Residents up and down the Front Range were walloped by a late spring storm on Monday that brought half a foot of snow to some neighborhoods — and with it, broken branches, damaged trees and new leaves straining under the heavy snow.

For those attempting to clean up and repair their snow-damages trees, the Colorado State Forest Service has a few suggestions.

People would be well served to take a wait-and-see approach with snow removal, said Vince Urbina, community forestry program manager for the state forest service.

“You can try and get snow off the branches, but there’s only so high you can reach,” he said. Safety should be a priority, Urbina said, especially with branches hanging on by a thread that could damage people or vehicles if they fall.

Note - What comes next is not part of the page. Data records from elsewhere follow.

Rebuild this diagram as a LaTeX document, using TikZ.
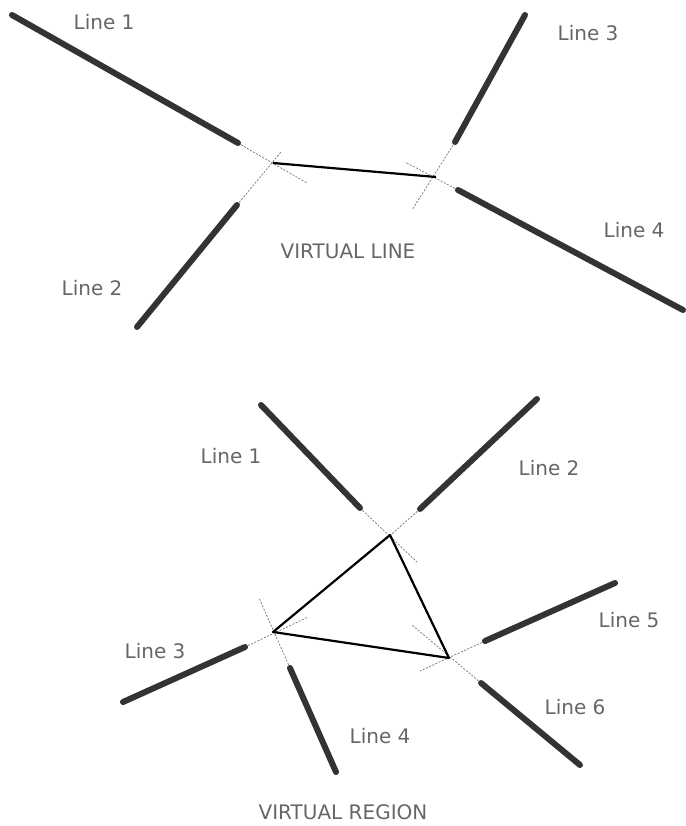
\documentclass[tikz,border=0pt]{standalone}
\usepackage{fontspec}
\setsansfont{DejaVu Sans}
\usetikzlibrary{calc}

\begin{document}
\begin{tikzpicture}[x=1pt,y=-1pt,
    seg/.style={line width=6pt,line cap=round,draw=black!80},
    ext/.style={line width=0.7pt,draw=black!55,dash pattern=on 2pt off 1.5pt},
    virt/.style={line width=2.2pt,draw=black,line join=round},
    lbl/.style={font=\sffamily\fontsize{20}{20}\selectfont,text=black!60}]

\useasboundingbox (0,0) rectangle (685,826);

% Virtual line: end points
\coordinate (p1) at (12,15);   \coordinate (q1) at (238,143);
\coordinate (p2) at (137,327); \coordinate (q2) at (237,205);
\coordinate (p3) at (525,15);  \coordinate (q3) at (455,142);
\coordinate (p4) at (683,310); \coordinate (q4) at (458,190);
\coordinate (va) at (273,163); \coordinate (vb) at (436,177);

% Extensions
\draw[ext] (q1) -- (307,183);
\draw[ext] (q2) -- (281,152);
\draw[ext] (q3) -- (412,210);
\draw[ext] (q4) -- (405,162);

% Lines
\foreach \i in {1,...,4}
  \draw[seg] (p\i) -- (q\i);
\draw[virt] (va) -- (vb);

\node[lbl] (t1) at (104,22) {Line 1};
\node[lbl] (t2) at (92,288) {Line 2};
\node[lbl] (t3) at (588,33) {Line 3};
\node[lbl] (t4) at (634,230) {Line 4};
\node[lbl] (vl) at (348,251) {VIRTUAL LINE};

% Virtual region: end points
\coordinate (r1) at (261,405); \coordinate (s1) at (360,508);
\coordinate (r2) at (537,399); \coordinate (s2) at (420,509);
\coordinate (r3) at (123,702); \coordinate (s3) at (245,647);
\coordinate (r4) at (336,772); \coordinate (s4) at (290,668);
\coordinate (r5) at (615,583); \coordinate (s5) at (485,641);
\coordinate (r6) at (580,765); \coordinate (s6) at (481,683);
\coordinate (ka) at (390,535);
\coordinate (kb) at (273,632);
\coordinate (kc) at (449,658);

% Extensions
\draw[ext] (s1) -- (417,562);
\draw[ext] (s2) -- (385,540);
\draw[ext] (s3) -- (308,617);
\draw[ext] (s4) -- (259,598);
\draw[ext] (s5) -- (420,671);
\draw[ext] (s6) -- (412,625);

% Lines
\foreach \i in {1,...,6}
  \draw[seg] (r\i) -- (s\i);
\draw[virt] (ka) -- (kb) -- (kc) -- cycle;

\node[lbl] (u1) at (231,456) {Line 1};
\node[lbl] (u2) at (549,468) {Line 2};
\node[lbl] (u3) at (155,651) {Line 3};
\node[lbl] (u4) at (380,736) {Line 4};
\node[lbl] (u5) at (629,620) {Line 5};
\node[lbl] (u6) at (575,707) {Line 6};
\node[lbl] (vr) at (343,812) {VIRTUAL REGION};

\end{tikzpicture}
\end{document}
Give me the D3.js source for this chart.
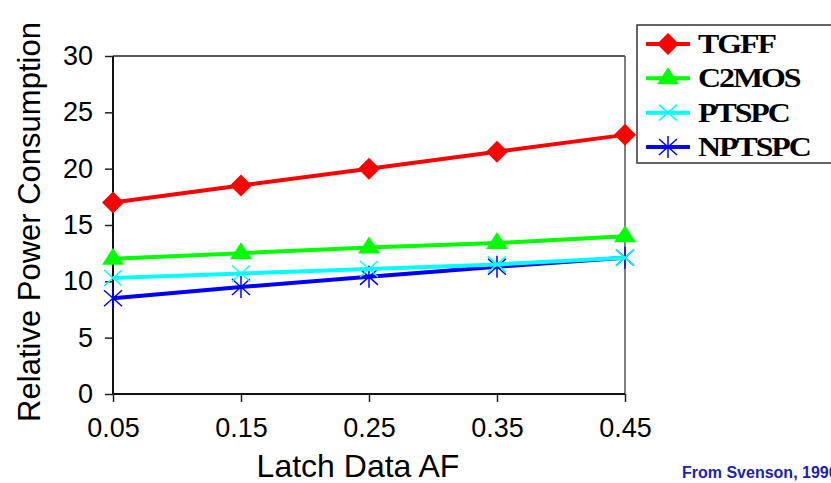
<!DOCTYPE html>
<html>
<head>
<meta charset="utf-8">
<script src="https://cdn.jsdelivr.net/npm/d3@7"></script>
<style>
  body { margin: 0; background: #fff; }
  svg { display: block; }
</style>
</head>
<body>
<div id="chart"></div>
<script>
let width = 831;
let height = 483;

// data
let categories = ["0.05", "0.15", "0.25", "0.35", "0.45"];
let tgff = [17, 18.5, 20, 21.5, 23];
let c2mos = [12, 12.5, 13, 13.4, 14];
let ptspc = [10.3, 10.7, 11.1, 11.5, 12.1];
let nptspc = [8.5, 9.5, 10.4, 11.3, 12.1];
let yTicks = [0, 5, 10, 15, 20, 25, 30];

let series = [
  {name: "TGFF", values: tgff, color: "#ff0000", marker: "diamond"},
  {name: "C2MOS", values: c2mos, color: "#00ff00", marker: "triangle"},
  {name: "PTSPC", values: ptspc, color: "#00ffff", marker: "cross"},
  {name: "NPTSPC", values: nptspc, color: "#0000ff", marker: "star"}
];

let margin = {left: 113, right: 206, top: 56, bottom: 89};
let sans = "Liberation Sans, Arial, sans-serif";

let svg = d3.select("#chart")
  .append("svg")
  .attr("width", width)
  .attr("height", height);

let x = d3.scalePoint()
  .domain(categories)
  .range([margin.left, width - margin.right]);

let y = d3.scaleLinear()
  .domain([0, 30])
  .range([height - margin.bottom, margin.top]);

// plot border top/right
svg.append("line")
  .attr("x1", margin.left).attr("x2", width - margin.right)
  .attr("y1", margin.top).attr("y2", margin.top)
  .attr("stroke", "#222").attr("stroke-width", 1.5);
svg.append("line")
  .attr("x1", width - margin.right).attr("x2", width - margin.right)
  .attr("y1", margin.top).attr("y2", height - margin.bottom)
  .attr("stroke", "#555").attr("stroke-width", 1.5);

// axes
let yAxis = svg.append("g")
  .attr("transform", "translate(" + margin.left + ",0)")
  .call(d3.axisLeft(y).tickValues(yTicks).tickSize(8).tickPadding(12));
let xAxis = svg.append("g")
  .attr("transform", "translate(0," + (height - margin.bottom) + ")")
  .call(d3.axisBottom(x).tickSize(8).tickPadding(16));

[yAxis, xAxis].forEach(function(ax) {
  ax.select(".domain").attr("stroke", "#111").attr("stroke-width", 2);
  ax.selectAll(".tick line").attr("stroke", "#222").attr("stroke-width", 1.5);
  ax.selectAll(".tick text")
    .attr("fill", "#000")
    .style("font-family", sans)
    .style("font-size", "27px");
});
xAxis.select(".domain").attr("d", "M" + margin.left + ",0H" + (width - margin.right));
yAxis.select(".domain").attr("d", "M0," + (height - margin.bottom) + "V" + margin.top);

// axis titles
svg.append("text")
  .attr("transform", "translate(40,222) rotate(-90)")
  .attr("text-anchor", "middle")
  .style("font-family", sans)
  .style("font-size", "31px")
  .text("Relative Power Consumption");

svg.append("text")
  .attr("x", 358).attr("y", 477)
  .attr("text-anchor", "middle")
  .style("font-family", sans)
  .style("font-size", "32px")
  .text("Latch Data AF");

svg.append("text")
  .attr("x", 682).attr("y", 478)
  .attr("fill", "#1c22b0")
  .style("font-family", sans)
  .style("font-weight", "bold")
  .style("font-size", "16px")
  .text("From Svenson, 1990");

// marker drawing
function drawMarker(g, type, color) {
  if (type === "diamond") {
    g.append("path").attr("d", "M0,-11L11,0L0,11L-11,0Z").attr("fill", color);
  } else if (type === "triangle") {
    g.append("path").attr("d", "M0,-11L11,6L-11,6Z").attr("fill", color);
  } else if (type === "cross") {
    g.append("path").attr("d", "M-9,-8L9,8M-9,8L9,-8")
      .attr("stroke", color).attr("stroke-width", 1.5);
  } else {
    g.append("path").attr("d", "M-9,-8L9,8M-9,8L9,-8M0,-11V11")
      .attr("stroke", color).attr("stroke-width", 1.5);
  }
}

let line = d3.line()
  .x(function(d, i) { return x(categories[i]); })
  .y(function(d) { return y(d); });

// draw bottom series first
series.slice().reverse().forEach(function(s) {
  svg.append("path")
    .datum(s.values)
    .attr("fill", "none")
    .attr("stroke", s.color)
    .attr("stroke-width", 4)
    .attr("d", line);
  s.values.forEach(function(v, i) {
    let g = svg.append("g")
      .attr("transform", "translate(" + x(categories[i]) + "," + y(v) + ")");
    drawMarker(g, s.marker, s.color);
  });
});

// legend
let legend = svg.append("g");
legend.append("rect")
  .attr("x", 637).attr("y", 25)
  .attr("width", 210).attr("height", 138)
  .attr("fill", "#fff").attr("stroke", "#333").attr("stroke-width", 1.5);

let legendY = d3.scalePoint()
  .domain(series.map(function(s) { return s.name; }))
  .range([44, 147]);

series.forEach(function(s) {
  let ly = legendY(s.name);
  legend.append("line")
    .attr("x1", 646).attr("x2", 690)
    .attr("y1", ly).attr("y2", ly)
    .attr("stroke", s.color).attr("stroke-width", 4);
  let g = legend.append("g").attr("transform", "translate(668," + ly + ")");
  drawMarker(g, s.marker, s.color);
  legend.append("text")
    .attr("transform", "translate(698," + (ly + 9) + ") scale(1.14,1)")
    .style("font-family", "Liberation Serif, Times New Roman, serif")
    .style("font-weight", "bold")
    .style("font-size", "28px")
    .style("letter-spacing", "-1.8px")
    .text(s.name);
});
</script>
</body>
</html>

Ultimately, “trees are resilient,” he said. “Make sure you get in there and do proper pruning to ensure the tree will rebound from the damage done by the snow.”

Here are some other state forest service tips and tricks for dealing with snow-damaged trees:

  • Check for hazards and wait before sawing: “Although the first impulse may be to start sawing when a tree is damaged,” the forest service said on its website, “homeowners should first assess the situation to avoid hurting themselves or further damaging the tree.” Residents should make sure not to contact downed utility lines or standing under broken, hanging branches.
  • How to assess the tree’s health: If a tree still possesses its main upward branch, most of its major limbs and half (or more) of its crown, the tree has a good chance of complete recovery.
  • Careful knocking snow off the branches: This could cause more branches to break. Gently push up on the branches from below to prevent additional stress.
  • Removing broken branches: Pruning lowers the risk of decay and insects or diseases entering the wounded tree. The organization recommends pruning at the point where a branch joins a larger one (called a branch collar). But do not over-prune. While a tree may look funny with some of its branches gone,  most trees quickly grow new foliage to cover its bare areas.
  • Reach out for help: Trees lying between the street and sidewalk may the responsibility of the city. For repair jobs that may be too ambitious, call a certified arborist. These professionals can be found through the International Society of Arboriculture.

The Colorado State Forest Service website has more information about tree care and protection.

Cynthia Karvaski, spokeswoman for Denver Parks and Recreation, said the city on Tuesday had received 117 calls for trees blocking a roadway or street.

If a tree fell from someone’s yard into the street, the property-owner will be billed for the removal services, Karvaski said.

“Property owners are responsible for pruning and cleaning up debris from trees located on private property and within the public right of way adjacent to their property,” according to a statement from Parks and Recreation.

Denver residents can call 311 to report fallen trees or branches. Residents can visit denvergov.org/forestry for a list of licensed and insured tree care contractors.

Denver waste management collects a limited amount of branches as part of its regular extra trash collection service. Branches must be no larger than 4 inches in diameter, and must be cut into lengths that are 4 feet or less, bundled and tied and weigh no more than 50 pounds, the city said. Denver residents can also drop off branches at the Cherry Creek Recycling Drop-off center located near East Cherry Creek Drive South and South Quebec Street.